I am an atheist, so I do not follow any religion, and I find it hard to believe that religious freedom needs to be “restored” in any way. On the contrary, it has occupied a privileged position in our society and government since its inception, in some ways despite the intent of the Constitution.

The only thing under attack is the unearned and unwarranted power religion holds in government spaces, including anti-science efforts and attempts to discriminate based on religiously objectionable grounds. This is what concerns me about this bill and why it must be defeated.

Thank you for reading.

I hope this post serves to clarify or illuminate aspects of this debate that aren’t always covered in the news or by politicians. This is how I think about these issues, and maybe that connects with some people better than other conversations on this topic.

Edit (25-03-2015):

WABE ran an article that includes this document listing supposed religious freedom violations that justify the need for this bill. The tone and context of this document doesn’t lead me to entirely trust its contents. The very first entry is about Georgia Tech’s “tiny” free speech zone on its “huge” campus:

Georgia Tech had various speech code policies, which applied to students and student organizations and limited their ability to express views on topics that the Institute deemed “intolerant.” Georgia Tech also limited the locations on its huge campus where students could engage in free speech to certain tiny “speech zones” and refused to give student activity funds to student organizations that engaged in “religious activities.”

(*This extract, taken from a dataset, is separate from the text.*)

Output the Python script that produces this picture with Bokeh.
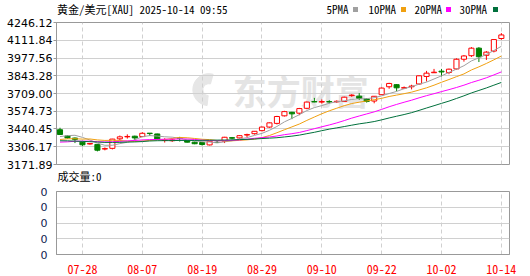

Campus Freethinkers, the Georgia Tech atheist group, has had debates with the religious apologetics group on campus. We have attended their meetings where they share their religious belief with audiences small and large. A man in the student center will talk Jesus and anti-evolution with anyone who passes by once a week.

Those free speech zones? The most use they get throughout the year is when religious fearmongers come in the fall semester and yell that we’ll all be going to hell. They shame students for being sexual, being homosexual, being anything but Christian, and more.

This is what the bill is fighting for, apparently. Religious people are the persecuted ones, not the least-trusted and oft-discriminated nonbelievers and their endless struggle to be recognized and accepted in society. No. If we pooled resources, we could easily make a longer and uglier list than the one spurning this bill forward, but of course maintaining religious privilege is priority right now.

If this enables discrimination, it’s abhorrent. If it doesn’t, then it’s still evidence of heavily misplaced priorities and the fact that the plight of nonbelievers is not worthy of addressing.